(This is a Guest Post by Udit Bhatia, in the context of the ongoing electoral bonds case before the Supreme Court).

The case against secret election funding would appear obvious enough that it barely needs drawing out. However, given recent events in the Supreme Court in India, it seems that we can no longer rely on this assumption. This case rests on three premises: (1) The power of the political party in the legislative process (2) The potential impact of private funding on the legislative process and (3) The benefits of transparency in funding.

Political parties elsewhere serve as intermediaries between voters on the grounds and their representatives in parliament. However, representatives retain their autonomy from their party leaders in various ways.

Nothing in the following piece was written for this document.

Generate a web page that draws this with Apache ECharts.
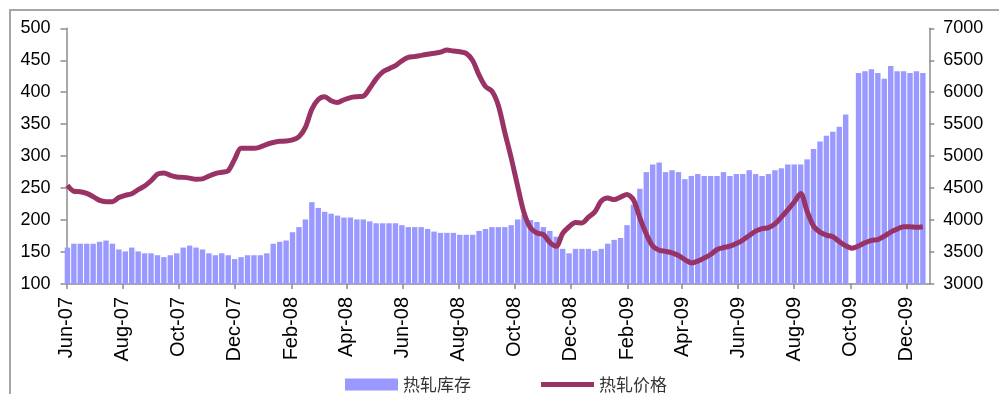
<!DOCTYPE html>
<html>
<head>
<meta charset="utf-8">
<script src="https://cdn.jsdelivr.net/npm/echarts@6/dist/echarts.min.js"></script>
<style>
  html, body { margin: 0; padding: 0; background: #fff; }
  #chart { width: 999px; height: 394px; }
</style>
</head>
<body>
<div id="chart"></div>
<script>
// Weekly hot-rolled steel inventory (left axis) and price (right axis), Jun 2007 - Dec 2009
const firstWeek = Date.UTC(2007, 5, 2);
const DAY = 86400000;

// 热轧库存 (weekly, one gap for the October holiday week)
const stock = [
  157,163,163,163,163,166,168,163,154,151,
  157,151,148,148,145,142,145,148,157,160,
  157,154,148,145,148,145,139,142,145,145,
  145,148,163,166,168,181,189,201,228,219,
  213,210,207,204,204,201,201,198,195,195,
  195,195,192,189,189,189,186,182,180,180,
  180,177,177,177,183,186,189,189,189,192,
  201,208,200,197,189,183,174,155,148,155,
  155,155,152,155,163,169,172,192,224,249,
  275,287,290,275,278,275,264,269,272,269,
  269,269,275,269,272,272,278,272,269,272,
  278,281,287,287,287,295,311,323,332,338,
  346,365,null,430,433,436,430,421,441,433,
  433,430,433,430
];

// 热轧价格 (weekly)
const price = [
  4545,4451,4443,4418,4367,4307,4288,4288,4352,4387,
  4411,4476,4533,4615,4719,4738,4699,4674,4668,4656,
  4639,4644,4689,4728,4749,4773,4951,5122,5122,5122,
  5144,5184,5214,5232,5237,5253,5303,5451,5734,5887,
  5930,5868,5841,5882,5916,5930,5939,6061,6209,6315,
  6368,6417,6492,6546,6560,6576,6594,6610,6627,6659,
  6644,6633,6608,6496,6269,6090,6016,5793,5372,4971,
  4530,4109,3877,3797,3773,3650,3590,3792,3896,3961,
  3956,4045,4129,4298,4345,4320,4359,4401,4317,4035,
  3782,3594,3527,3510,3487,3446,3381,3330,3357,3406,
  3461,3540,3571,3592,3634,3688,3758,3827,3867,3882,
  3941,4046,4159,4283,4416,4139,3906,3812,3765,3738,
  3664,3597,3561,3594,3644,3683,3696,3749,3812,3858,
  3896,3896,3886,3896
];

// Axis tick labels, every second month
const tickLabels = [
  'Jun-07','Aug-07','Oct-07','Dec-07','Feb-08','Apr-08','Jun-08','Aug-08',
  'Oct-08','Dec-08','Feb-09','Apr-09','Jun-09','Aug-09','Oct-09','Dec-09'
];

const MONTHS = {Jan:0,Feb:1,Mar:2,Apr:3,May:4,Jun:5,Jul:6,Aug:7,Sep:8,Oct:9,Nov:10,Dec:11};
const tickValues = tickLabels.map(s => {
  const [m, y] = s.split('-');
  return Date.UTC(2000 + Number(y), MONTHS[m], 1);
});
const labelByValue = new Map(tickValues.map((v, i) => [v, tickLabels[i]]));

const weeks = stock.map((_, i) => firstWeek + i * 7 * DAY);
const stockData = weeks.map((t, i) => [t, stock[i] == null ? '-' : stock[i]]);
const priceData = weeks.map((t, i) => [t, price[i]]);

const axisGray = '#8c8c8c';
const numFont = 'Liberation Sans, Arial, sans-serif';
const lineColor = '#993366';

const chart = echarts.init(document.getElementById('chart'), null, { renderer: 'canvas' });
chart.setOption({
  animation: false,
  backgroundColor: '#ffffff',
  graphic: [{
    type: 'rect',
    shape: { x: 10, y: 10, width: 1000, height: 400 },
    style: { fill: 'none', stroke: '#a6a6a6', lineWidth: 2 },
    silent: true,
    z: 100
  }],
  grid: { left: 66.5, right: 69.7, top: 28.3, bottom: 110, containLabel: false },
  legend: {
    left: 340,
    top: 371,
    itemWidth: 53,
    itemHeight: 12,
    itemGap: 70,
    symbolKeepAspect: true,
    textStyle: { fontSize: 17, color: '#333', fontFamily: 'Noto Sans CJK SC' },
    data: [
      { name: '热轧库存', icon: 'rect' },
      { name: '热轧价格', icon: 'path://M0,0H53V5H0Z', itemStyle: { color: lineColor } }
    ]
  },
  xAxis: {
    type: 'value',
    min: Date.UTC(2007, 5, 1),
    max: Date.UTC(2009, 11, 26),
    axisLine: { show: true, lineStyle: { color: axisGray, width: 1.5 } },
    axisTick: { show: true, customValues: tickValues, length: 5, lineStyle: { color: axisGray, width: 1.5 } },
    axisLabel: {
      customValues: tickValues,
      rotate: 90,
      margin: 13,
      fontSize: 20,
      fontFamily: numFont,
      color: '#000',
      formatter: v => labelByValue.get(v) || ''
    },
    splitLine: { show: false }
  },
  yAxis: [{
    type: 'value',
    min: 100, max: 500, interval: 50,
    axisLine: { show: true, lineStyle: { color: axisGray, width: 1.5 } },
    axisTick: { show: true, length: 6, lineStyle: { color: axisGray, width: 1.5 } },
    axisLabel: { margin: 16, fontSize: 18, fontFamily: numFont, color: '#000' },
    splitLine: { show: false }
  }, {
    type: 'value',
    position: 'right',
    min: 3000, max: 7000, interval: 500,
    axisLine: { show: true, lineStyle: { color: axisGray, width: 1.5 } },
    axisTick: { show: true, length: 5, lineStyle: { color: axisGray, width: 1.5 } },
    axisLabel: { margin: 14, fontSize: 18, fontFamily: numFont, color: '#000', formatter: v => String(v) },
    splitLine: { show: false }
  }],
  series: [{
    name: '热轧库存',
    type: 'bar',
    yAxisIndex: 0,
    barWidth: 5.4,
    itemStyle: { color: '#9999ff' },
    data: stockData
  }, {
    name: '热轧价格',
    type: 'line',
    yAxisIndex: 1,
    symbol: 'none',
    smooth: 0.3,
    lineStyle: { color: lineColor, width: 5 },
    itemStyle: { color: lineColor },
    data: priceData,
    z: 3
  }]
});
</script>
</body>
</html>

They are allowed to break from the party line during legislative votes. In some jurisdictions, party elites have little influence over the re-selection of candidates for elections. This allows legislators to cultivate a strong following among local party members, enabling them to secure nomination to stand for office again through the same party ticket. In doing so, they can cultivate a personal vote that undercuts the power of organised interests acting upon the party machinery. In both respects, the Indian party system allows little autonomy to the legislator vis-a-vis her party. Her ability to cast a dissenting vote is circumscribed through the anti-defection vote. Moreover, party leaders possess a monopoly over the candidate nomination process, and can threaten to de-select any legislator who might question the party line. The party in this context does not act so much as an intermediary between voters and representative. Rather, the party is more adequately characterised as the vehicle of representation.

Having established parties’ pivotal role in the legislative process, let me now turn to where funding fits into the picture. Funding can affect the legislative process in at least two ways. First, it can lead to straightforward quid pro quo. As several commentators have argued, it can lead a party to formulate policies conducive to the interests of its funders. Second, it can also bias policy-makers to the interests of funders even when there exists no straightforward quid pro quo. Policy-making is governed by the tacit social and economic worldview of decision-makers. Even when policy-makers act in their considered view of the public interest, their perspectives can be skewed by latent biases—biases that are a product of the people that have greatest access to, to organisations that they interact most with, to individuals who are best placed to affect their political prospects. Much of the debate over campaign finance in India has focused on straightforward corruption. But we must not lose track of how non-transparent funding affects political actors even if we attribute less morally dubious intentions to both, funders, and those who benefit from secret funding. The latent biases, in turn, can affect the content of policies in various ways. First, it can skew the agenda: decision-makers can become inclined to keep things off the political agenda if they believe this might put off their funders. Second, it can affect how issues on the political agenda are decided. Wealth has implications for political ideology—research elsewhere has shown that large donors are associated with more extreme views than ordinary citizens; they are also more prone to conservative views on distributive justice than the regular voter.

The arguments outlined here give us a strong case for caps on money that parties can receive from private sources. Perhaps their implications are even stronger in that they give us a strong case for eliminating private money from the political process altogether, and turning instead to a model of public financing of parties. However, as long as unlimited private money is there to stay, transparency offers a next-best solution. Transparency can mitigate the problematic impact of secret funding in at least two ways. First, it can make beneficiaries of such funds more reflexive about their actions in anticipation of the public’s reactions. Both, straightforward this-for-that as well as more tacit biases, can be better checked merely by virtue of decision-makers’ knowledge that the public is aware of who funds them and how this influences their favoured policies. Second, where decision-makers fail to refrain from quid pro quo or check their funder-friendly biases, transparency allows voters to punish them through the ballot.

Recent events in the Indian Supreme Court have demonstrated an impoverished understanding of the link between voters, party and the legislature on the one hand, and between donors and political parties on the other. Perhaps now the response to campaign finance reform must be a political one rather than a judicial one. And here lies a further irony—any political attempt to overturn this dubious framework will itself be affected significantly by large donors who have vested interests in retaining this framework.